** begin Records provided **

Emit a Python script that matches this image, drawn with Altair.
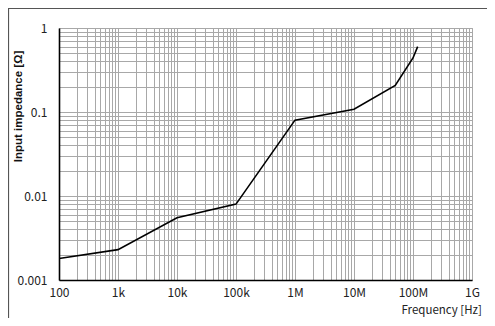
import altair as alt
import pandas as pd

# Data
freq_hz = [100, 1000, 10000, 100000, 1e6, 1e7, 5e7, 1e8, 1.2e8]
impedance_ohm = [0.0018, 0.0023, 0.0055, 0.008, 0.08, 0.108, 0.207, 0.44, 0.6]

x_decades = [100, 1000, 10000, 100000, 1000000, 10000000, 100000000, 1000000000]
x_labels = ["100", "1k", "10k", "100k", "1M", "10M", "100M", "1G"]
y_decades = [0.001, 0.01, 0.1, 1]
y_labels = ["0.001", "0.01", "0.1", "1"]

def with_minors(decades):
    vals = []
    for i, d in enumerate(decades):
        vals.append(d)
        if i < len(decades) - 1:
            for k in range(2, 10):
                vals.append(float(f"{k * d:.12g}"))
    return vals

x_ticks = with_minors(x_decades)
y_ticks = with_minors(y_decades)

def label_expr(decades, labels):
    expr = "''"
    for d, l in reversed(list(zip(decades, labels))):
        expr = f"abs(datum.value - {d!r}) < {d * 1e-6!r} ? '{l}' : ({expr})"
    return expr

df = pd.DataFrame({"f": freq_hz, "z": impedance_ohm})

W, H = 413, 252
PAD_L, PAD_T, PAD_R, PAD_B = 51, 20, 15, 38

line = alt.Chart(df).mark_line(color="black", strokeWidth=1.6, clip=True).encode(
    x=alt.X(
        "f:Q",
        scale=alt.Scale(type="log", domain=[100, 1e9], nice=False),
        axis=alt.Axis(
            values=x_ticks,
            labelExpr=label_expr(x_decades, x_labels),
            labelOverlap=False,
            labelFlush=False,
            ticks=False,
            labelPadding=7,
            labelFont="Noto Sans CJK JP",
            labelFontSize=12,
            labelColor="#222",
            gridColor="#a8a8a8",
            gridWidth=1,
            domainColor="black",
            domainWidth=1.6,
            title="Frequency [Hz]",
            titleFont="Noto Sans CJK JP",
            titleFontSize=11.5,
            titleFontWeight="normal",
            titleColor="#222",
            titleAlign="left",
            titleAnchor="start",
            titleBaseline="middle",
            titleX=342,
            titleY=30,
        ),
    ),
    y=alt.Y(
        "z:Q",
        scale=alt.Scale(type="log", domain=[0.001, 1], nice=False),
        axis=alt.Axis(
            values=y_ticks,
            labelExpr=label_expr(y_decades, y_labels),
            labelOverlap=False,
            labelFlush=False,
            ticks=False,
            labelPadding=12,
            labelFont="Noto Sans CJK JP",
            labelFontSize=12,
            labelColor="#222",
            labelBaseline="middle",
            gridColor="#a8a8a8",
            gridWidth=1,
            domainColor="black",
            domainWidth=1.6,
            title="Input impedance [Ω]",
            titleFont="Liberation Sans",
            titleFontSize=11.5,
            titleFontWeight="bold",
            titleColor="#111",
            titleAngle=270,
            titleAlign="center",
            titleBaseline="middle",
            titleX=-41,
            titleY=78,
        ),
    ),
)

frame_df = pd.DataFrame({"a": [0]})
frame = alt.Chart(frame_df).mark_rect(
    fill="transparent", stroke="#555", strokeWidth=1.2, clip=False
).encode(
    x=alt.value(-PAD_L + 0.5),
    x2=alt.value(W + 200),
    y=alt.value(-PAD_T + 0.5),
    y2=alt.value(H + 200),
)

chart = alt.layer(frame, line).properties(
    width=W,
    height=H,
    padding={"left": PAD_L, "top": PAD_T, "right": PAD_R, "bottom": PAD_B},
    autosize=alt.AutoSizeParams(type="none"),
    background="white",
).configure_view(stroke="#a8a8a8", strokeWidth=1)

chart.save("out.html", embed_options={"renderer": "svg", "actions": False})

** end Records provided **
** begin Records provided **

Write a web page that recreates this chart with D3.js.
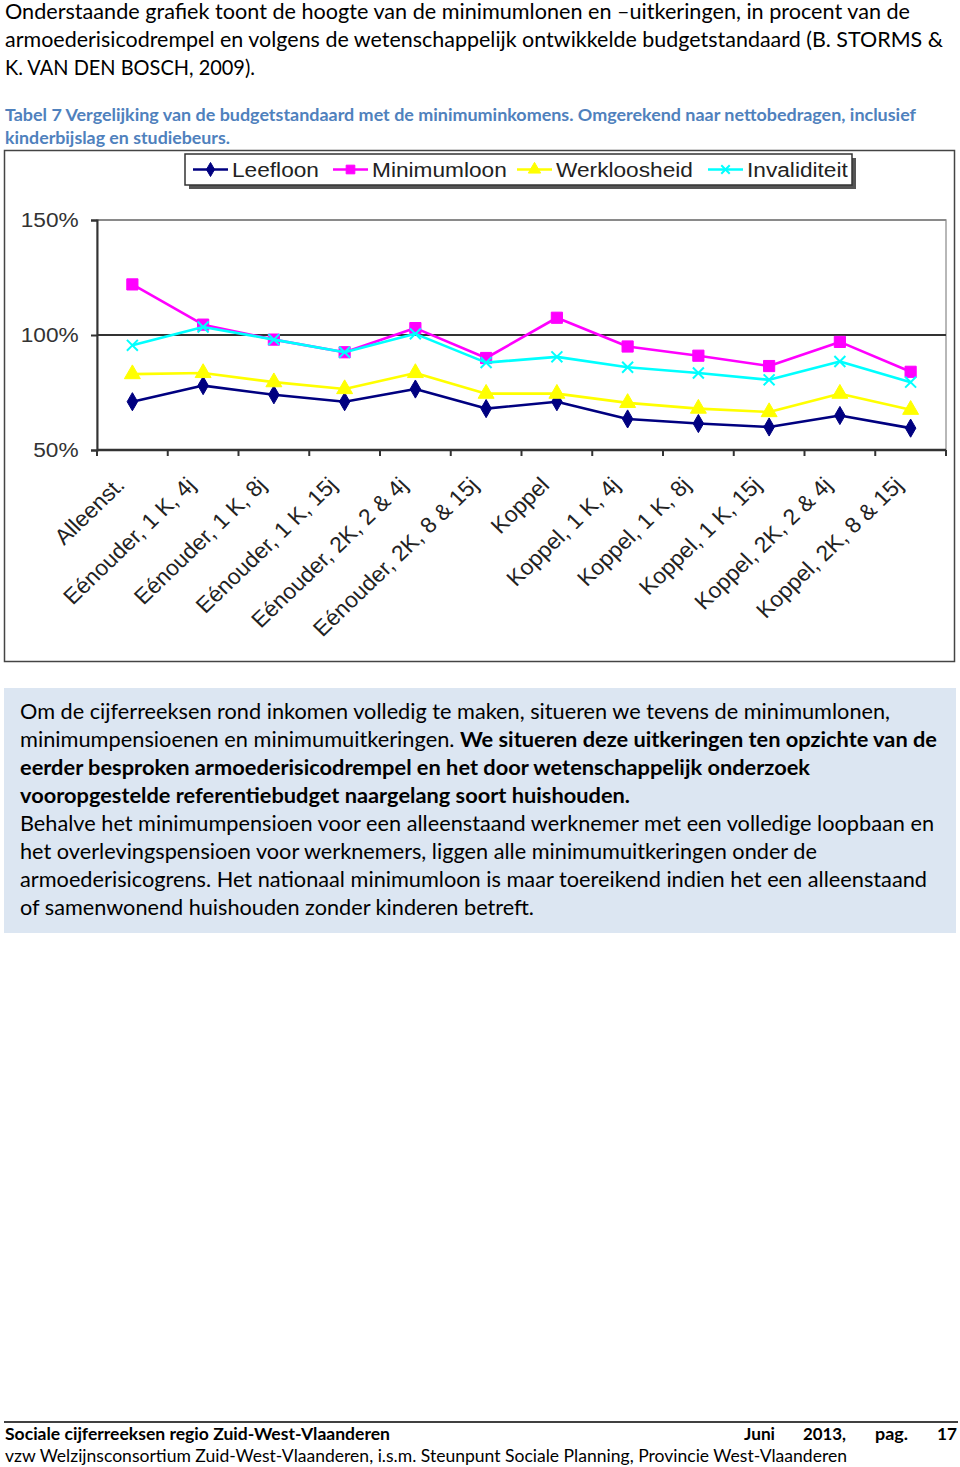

** end Records provided **

What you need to do | Starting at the line containing "Emit a Python" and stopping after the line containing "0.207, 0.44, 0.6]", give the lines again exactly and leave out every image.

Task output |
Emit a Python script that matches this image, drawn with Altair.
import altair as alt
import pandas as pd

# Data
freq_hz = [100, 1000, 10000, 100000, 1e6, 1e7, 5e7, 1e8, 1.2e8]
impedance_ohm = [0.0018, 0.0023, 0.0055, 0.008, 0.08, 0.108, 0.207, 0.44, 0.6]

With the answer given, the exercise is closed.